О графике и скульптуре я не пишу, так как это отдельная тема и ее участие в
представленной экспозиции носит несколько фрагментарный характер. Свое видение
показа всех процессов русского искусства 20-го века я уже изложил. Общий
экспозиционный замысел искусствоведов, создавших вкратце описанную мною
экспозицию, я, как мне кажется, разгадал – это постмодернистский коллаж из
несопоставимых явлений. Зрители должны быть благодарны музейщикам – те
поставили вопрос, на который должно ответить время. Современная Россия еще
очень недалеко отошла от периода большевистской диктатуры, не исключен и реванш
необольшевизма с полным пересмотром эстетических оценок и критериев.
А вокруг новой Третьяковки идет довольно уютная жизнь: стоит безносый
Сталин Меркурова, идолы Дзержинского, Свердлова, рядом – небольшие статуи
советских эпигонов Генри Мура.

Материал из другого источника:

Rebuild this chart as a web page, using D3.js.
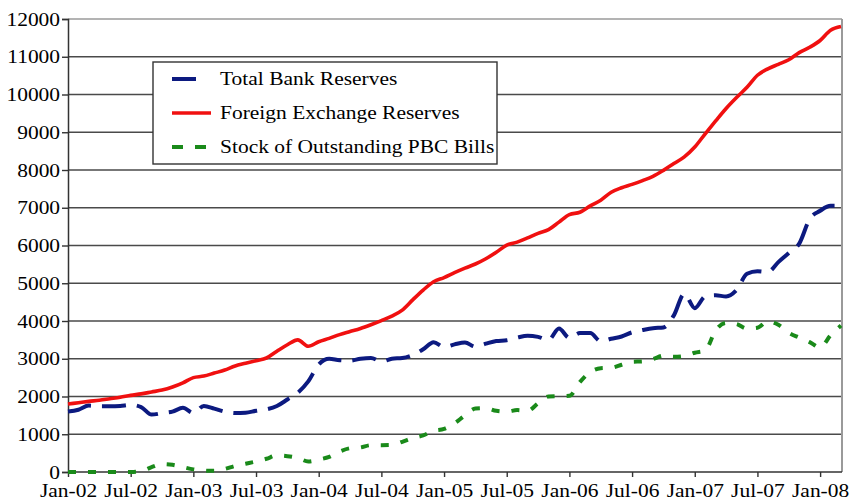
<!DOCTYPE html>
<html><head><meta charset="utf-8">
<script src="https://cdn.jsdelivr.net/npm/d3@7"></script>
<style>
html,body{margin:0;padding:0;background:#fff;}
svg text{font-family:"Liberation Serif","Times New Roman",serif;fill:#000;}
</style></head>
<body>
<svg id="chart" width="851" height="504"></svg>
<script>
// ---- data (monthly, Jan-02 .. Mar-08) ----
const tickLabels = ["Jan-02","Jul-02","Jan-03","Jul-03","Jan-04","Jul-04","Jan-05","Jul-05","Jan-06","Jul-06","Jan-07","Jul-07","Jan-08"];
const yTicks = [0,1000,2000,3000,4000,5000,6000,7000,8000,9000,10000,11000,12000];
const seriesNames = ["Total Bank Reserves","Foreign Exchange Reserves","Stock of Outstanding PBC Bills"];

const totalBankReserves = [
 1600,1650,1760,1740,1740,1750,1780,1720,1520,1560,1600,1700,
 1560,1750,1680,1600,1560,1570,1620,1660,1750,1920,2100,2400,
 2850,3000,2960,2950,3000,3020,2930,3000,3020,3100,3250,3440,
 3310,3380,3430,3320,3400,3470,3490,3560,3610,3580,3500,3800,
 3550,3680,3680,3460,3530,3590,3700,3760,3810,3830,4150,4720,
 4340,4650,4680,4650,4820,5250,5320,5300,5560,5800,6050,6700,
 6920,7050,7050];
const foreignExchangeReserves = [
 1800,1835,1870,1900,1940,1980,2030,2070,2120,2170,2250,2360,
 2500,2540,2620,2700,2810,2880,2950,3020,3200,3370,3500,3330,
 3450,3540,3640,3720,3800,3900,4010,4130,4290,4560,4820,5040,
 5150,5280,5400,5510,5650,5820,6010,6090,6200,6320,6420,6620,
 6820,6880,7050,7200,7410,7530,7620,7720,7830,7990,8170,8350,
 8610,8960,9300,9630,9920,10190,10510,10680,10800,10920,11110,11250,
 11430,11700,11800];
const pbcBills = [
 0,0,0,0,0,0,0,20,130,210,190,130,
 70,40,30,80,160,220,280,350,440,420,370,280,
 330,400,540,630,650,710,710,715,800,900,970,1090,
 1140,1290,1500,1680,1690,1620,1600,1640,1620,1820,2000,2010,
 2020,2380,2650,2750,2760,2840,2920,2930,2990,3080,3050,3070,
 3160,3220,3750,3950,3920,3800,3820,3990,3900,3690,3560,3440,
 3300,3620,3880];

// ---- layout ----
const svg = d3.select("#chart");
const L = 68, R = 842, T = 19, B = 472;
const SX = 1.13; // horizontal text stretch as in reference
const x = d3.scaleLinear().domain([0, totalBankReserves.length - 1]).range([L, 841]);
const y = d3.scaleLinear().domain([0, 12000]).range([B, T]);

// gridlines
svg.append("g").selectAll("line").data(yTicks.filter(v => v > 0 && v < 12000)).join("line")
  .attr("x1", L).attr("x2", R).attr("y1", d => y(d)).attr("y2", d => y(d))
  .attr("stroke", "#4a4a4a").attr("stroke-width", 1.4);
// top and right border
svg.append("line").attr("x1", L).attr("x2", R).attr("y1", y(12000)).attr("y2", y(12000))
  .attr("stroke", "#9a9a9a").attr("stroke-width", 1.6);
svg.append("line").attr("x1", R).attr("x2", R).attr("y1", T).attr("y2", B)
  .attr("stroke", "#9a9a9a").attr("stroke-width", 2);

// y axis
const yAxis = svg.append("g").attr("transform", `translate(${L},0)`)
  .call(d3.axisLeft(y).tickValues(yTicks).tickSize(6).tickPadding(1).tickFormat(d3.format("d")));
yAxis.select(".domain").attr("stroke", "#333").attr("stroke-width", 1.5);
yAxis.selectAll(".tick line").attr("stroke", "#333").attr("stroke-width", 1.4);
yAxis.selectAll("text").attr("font-size", 19).attr("font-family", "Liberation Serif")
  .attr("transform", `scale(${SX},1)`);

// x axis
const xAxis = svg.append("g").attr("transform", `translate(0,${B})`)
  .call(d3.axisBottom(x).tickValues(tickLabels.map((d, i) => i * 6)).tickSize(5).tickPadding(7)
    .tickFormat((d, i) => tickLabels[i]));
xAxis.select(".domain").attr("stroke", "#333").attr("stroke-width", 1.5).attr("d", `M${L},0H${R}`);
xAxis.selectAll(".tick line").attr("stroke", "#333").attr("stroke-width", 1.4);
xAxis.selectAll("text").attr("font-size", 19).attr("font-family", "Liberation Serif")
  .attr("transform", `scale(${SX},1)`);

// series
const line = d3.line().x((d, i) => x(i)).y(d => y(d)).curve(d3.curveMonotoneX);
const styles = [
  {data: totalBankReserves, color: "#0c1a80", dash: "24,11", width: 4},
  {data: foreignExchangeReserves, color: "#f01010", dash: null, width: 3.6},
  {data: pbcBills, color: "#1a8a1a", dash: "8,12", width: 4}
];
svg.append("g").selectAll("path").data([styles[2], styles[0], styles[1]]).join("path")
  .attr("d", s => line(s.data)).attr("fill", "none")
  .attr("stroke", s => s.color).attr("stroke-width", s => s.width)
  .attr("stroke-dasharray", s => s.dash).attr("stroke-linejoin", "round");

// legend
const lg = svg.append("g");
lg.append("rect").attr("x", 153).attr("y", 62).attr("width", 344).attr("height", 102)
  .attr("fill", "#fff").attr("stroke", "#333").attr("stroke-width", 1.4);
const rowsY = [79, 113, 147];
styles.forEach((s, i) => {
  lg.append("line").attr("x1", 172).attr("x2", i === 1 ? 211 : 207)
    .attr("y1", rowsY[i]).attr("y2", rowsY[i])
    .attr("stroke", s.color).attr("stroke-width", s.width)
    .attr("stroke-dasharray", i === 2 ? "11,12" : s.dash);
  lg.append("text").attr("transform", `translate(220,${rowsY[i]}) scale(${SX},1)`)
    .attr("dy", "0.33em").attr("font-size", 19).text(seriesNames[i]);
});
</script>
</body></html>
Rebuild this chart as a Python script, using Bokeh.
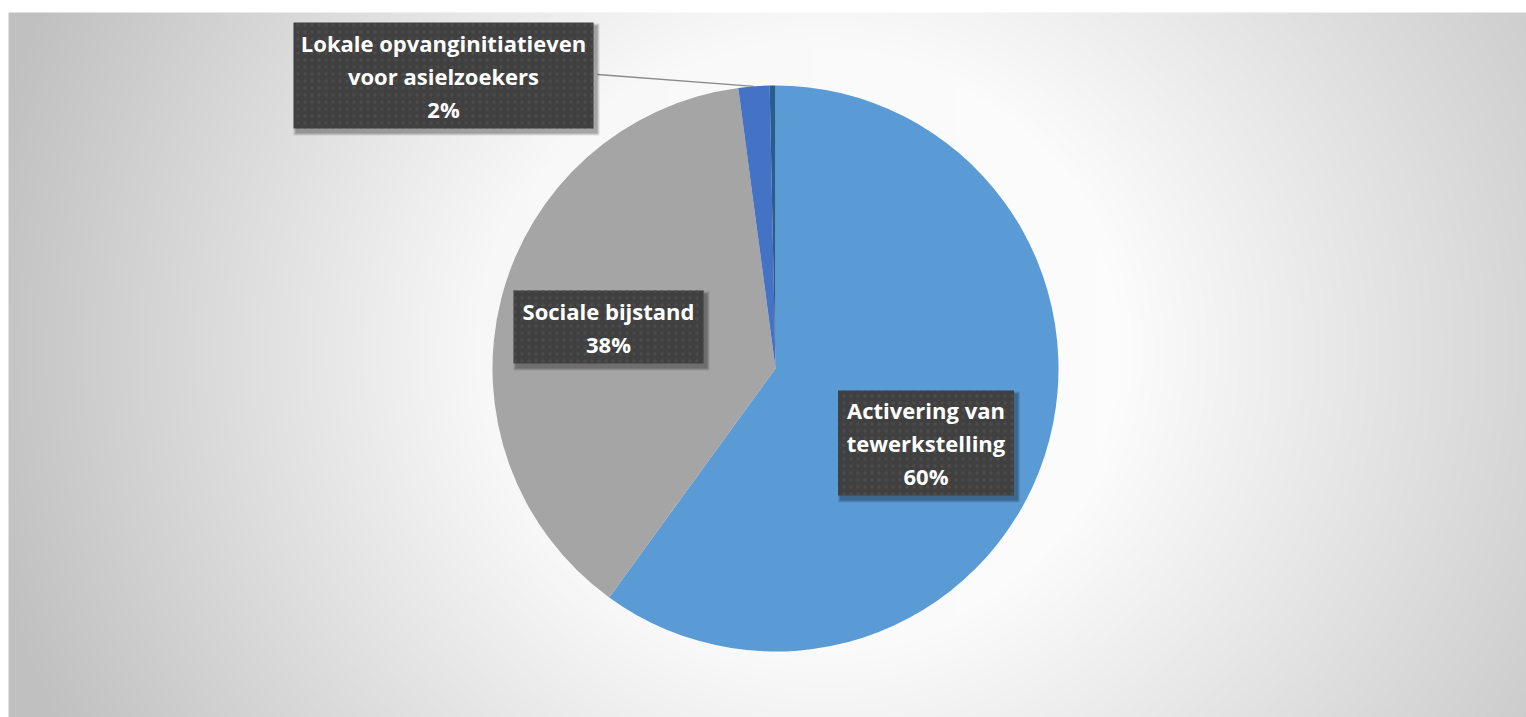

Бывший пустырь превращен в сад искусств, где
стоят навесы-павильоны, где современные художники-ремесленники продают свою
немудрую продукцию для квартирок обывателей: церковки на бересте, «голландские»
натюрморты, горные пейзажи с озерами и замками, шикарные ню для спален. Все это
гладко выписано, вылизано и никаким авангардизмом даже отдаленно не попахивает.
Приезжают новые русские на черных «саабах» и подолгу выбирают. Все цены в
пределах ста долларов. Я беседовал со многими из этих художников. В новую
Третьяковку они не ходят и достижениями русской живописи 20-го века не
интересуются. Это не надо ни им, ни их покупателям.